[Bug tree-optimization/54146] Very slow compile with attribute((flatten))

rguenther at suse dot de gcc-bugzilla@gcc.gnu.org
Thu Aug 2 10:37:00 GMT 2012


http://gcc.gnu.org/bugzilla/show_bug.cgi?id=54146

--- Comment #13 from rguenther at suse dot de <rguenther at suse dot de> 2012-08-02 10:35:56 UTC ---
On Thu, 2 Aug 2012, steven at gcc dot gnu.org wrote:

> http://gcc.gnu.org/bugzilla/show_bug.cgi?id=54146
> 
> Steven Bosscher <steven at gcc dot gnu.org> changed:
> 
>            What    |Removed                     |Added
> ----------------------------------------------------------------------------
>           Component|middle-end                  |tree-optimization
>             Summary|Very slow compile at -O1    |Very slow compile with
>                    |(expand vars)               |attribute((flatten))
> 
> --- Comment #12 from Steven Bosscher <steven at gcc dot gnu.org> 2012-08-02 10:01:03 UTC ---
> (In reply to comment #10)
> > indeed "flatten" will override any inlining heuristic that avoids creating
> > gigant function bodies.  Still eventually improving worst-case performance
> > of some of our algorithms sounds good, even if it will never fix all issues
> > that pop up when you for example put flatten on main () ;)
> 
> Feel free to have a stab at it, if you must.
> 
> It would be great if you could have a look at the patch I attached to this bug
> report for stack var conflicts (I'd finish it myself, but I won't have time for
> it before September or so).

It looks sensible - I hope Micha will pick it up though, I'll ping him
personally.

> Oh, and document your loop changes, because loop_optimizer_init accounts for
> ~20% of the compile time (half of it incorrectly accounted to if-conversion,
> I'll post a bunch oftimevar fixes this week).

It's on my list of things (for stage3, I really want to push more invasive
cleanups for stage1 ... heh).

> Note that the flattened functions in themselves do not present much of a
> problem to the compiler (not at -O1, anyway), so the problem here is not the
> by-passing of the inlining heuristics per-se.

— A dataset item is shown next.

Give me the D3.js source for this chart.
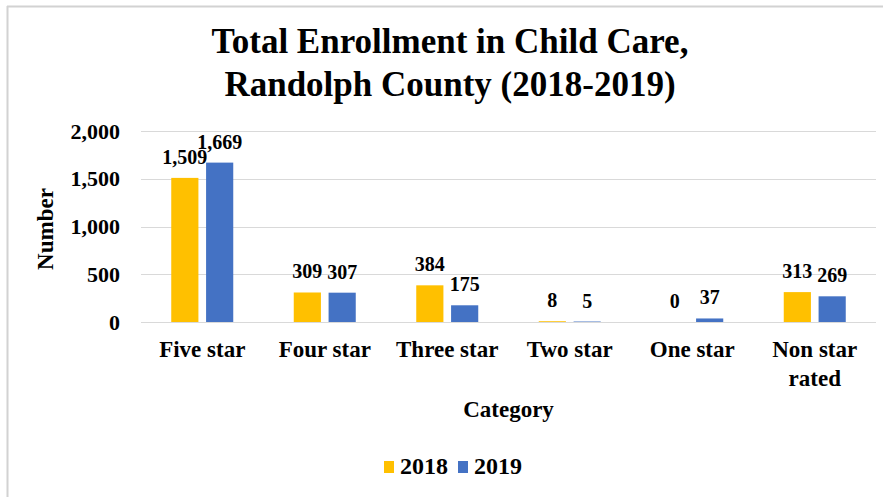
<!DOCTYPE html>
<html>
<head>
<meta charset="utf-8">
<script src="https://cdn.jsdelivr.net/npm/d3@7"></script>
<style>
  html, body { margin: 0; padding: 0; background: #fff; }
  svg { display: block; }
  text { font-family: "Liberation Serif", "Times New Roman", serif; font-weight: bold; fill: #000; }
</style>
</head>
<body>
<svg id="chart" width="883" height="497"></svg>
<script>
const categories = ["Five star", "Four star", "Three star", "Two star", "One star", "Non star rated"];
const seriesNames = ["2018", "2019"];
const values2018 = [1509, 309, 384, 8, 0, 313];
const values2019 = [1669, 307, 175, 5, 37, 269];
const yTicks = [0, 500, 1000, 1500, 2000];
const colors = ["#FFC000", "#4472C4"];
const titleLines = ["Total Enrollment in Child Care,", "Randolph County (2018-2019)"];

const svg = d3.select("#chart");
const W = 883, H = 497;
const plot = { left: 141, right: 876, top: 131, bottom: 322 };

// frame border (top and left)
svg.append("line").attr("x1", 7).attr("x2", W).attr("y1", 6.5).attr("y2", 6.5)
  .attr("stroke", "#d2d2d2").attr("stroke-width", 2);
svg.append("line").attr("x1", 7.5).attr("x2", 7.5).attr("y1", 6).attr("y2", H)
  .attr("stroke", "#d2d2d2").attr("stroke-width", 2);

// title
svg.append("g").selectAll("text").data(titleLines).join("text")
  .attr("x", 450).attr("y", (d, i) => 53 + i * 43)
  .attr("text-anchor", "middle").style("font-size", "35px").text(d => d);

const x0 = d3.scaleBand().domain(categories).range([plot.left, plot.right]).paddingInner(0).paddingOuter(0);
const x1 = d3.scaleBand().domain(seriesNames).range([0, 62]).paddingInner(0.22);
const y = d3.scaleLinear().domain([0, 2000]).range([plot.bottom, plot.top]);

// gridlines
svg.append("g").selectAll("line").data(yTicks).join("line")
  .attr("x1", plot.left).attr("x2", plot.right)
  .attr("y1", d => Math.round(y(d)) + 0.5).attr("y2", d => Math.round(y(d)) + 0.5)
  .attr("stroke", "#d9d9d9").attr("stroke-width", 1);

// y axis tick labels
const yAxis = d3.axisLeft(y).tickValues(yTicks).tickFormat(d3.format(",")).tickSize(0).tickPadding(0);
const yg = svg.append("g").attr("transform", `translate(120,0)`).call(yAxis);
yg.select(".domain").remove();
yg.selectAll("text").style("font-size", "22px").style("font-family", "Liberation Serif, serif").style("font-weight", "bold").attr("fill", "#000");

// bars
const data = categories.map((c, i) => ({ cat: c, vals: [values2018[i], values2019[i]] }));
const groups = svg.append("g").selectAll("g").data(data).join("g")
  .attr("transform", d => `translate(${x0(d.cat) + x0.bandwidth() / 2 - 31},0)`);

groups.selectAll("rect").data(d => d.vals.map((v, j) => ({ v, s: seriesNames[j], j }))).join("rect")
  .attr("x", d => x1(d.s)).attr("width", x1.bandwidth())
  .attr("y", d => y(d.v)).attr("height", d => y(0) - y(d.v))
  .attr("fill", d => colors[d.j]);

groups.selectAll("text.val").data(d => d.vals.map((v, j) => ({ v, s: seriesNames[j], j }))).join("text")
  .attr("class", "val")
  .attr("x", d => x1(d.s) + x1.bandwidth() / 2)
  .attr("y", d => y(d.v) - 14)
  .attr("text-anchor", "middle").style("font-size", "20px")
  .text(d => d3.format(",")(d.v));

// x axis category labels
const xl = svg.append("g").selectAll("text").data(categories).join("text")
  .attr("x", d => x0(d) + x0.bandwidth() / 2).attr("y", 357)
  .attr("text-anchor", "middle").style("font-size", "23px");
xl.each(function (d) {
  const t = d3.select(this);
  if (d === "Non star rated") {
    t.append("tspan").attr("x", t.attr("x")).attr("dy", 0).text("Non star");
    t.append("tspan").attr("x", t.attr("x")).attr("dy", 29).text("rated");
  } else {
    t.text(d);
  }
});

// axis titles
svg.append("text").attr("x", (plot.left + plot.right) / 2).attr("y", 417)
  .attr("text-anchor", "middle").style("font-size", "23px").text("Category");
svg.append("text").attr("transform", "translate(53,229) rotate(-90)")
  .attr("text-anchor", "middle").style("font-size", "23px").text("Number");

// legend
const legend = svg.append("g");
const legendItems = [{ name: seriesNames[0], x: 384 }, { name: seriesNames[1], x: 458 }];
legendItems.forEach((it, i) => {
  legend.append("rect").attr("x", it.x).attr("y", 461).attr("width", 10).attr("height", 12).attr("fill", colors[i]);
  legend.append("text").attr("x", it.x + 16).attr("y", 474).style("font-size", "24px").text(it.name);
});
</script>
</body>
</html>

It is the flattening operation
> itself that causes the compiler to explode. You can only see this by adding a
> timevar around flatten_function (I used TV_LOCAL_ALLOC for that, but I'll add a
> proper timevar for it :-) because the compiler as-is incorrectly accounts the
> time for flatten_function to TV_INLINE_HEURISTICS. There must be something
> non-linear in the flattening algorithm. I'm still trying to find out where, but
> it's kinda hard to debug a problem with a test case that takes literally hours
> to compile :-)

I suppose it's the old issue that we update fibheap keys along each
inlining decision - and with flatten there are just very many ... Honza?
It also seems we flatten depth-first (thus inline leafs) instead of
the other way around:

      orig_callee = callee;
      inline_call (e, true, NULL, NULL);
      if (e->callee != orig_callee)
        orig_callee->symbol.aux = (void *) node;
      flatten_function (e->callee, early);
      if (e->callee != orig_callee)
        orig_callee->symbol.aux = NULL;

This means we will materialize all intermediate flattenings in
functions that will not be reclaimed, right?  flattening foo
should inline everything into foo, but not affect remaining
callee bodies.

Richard.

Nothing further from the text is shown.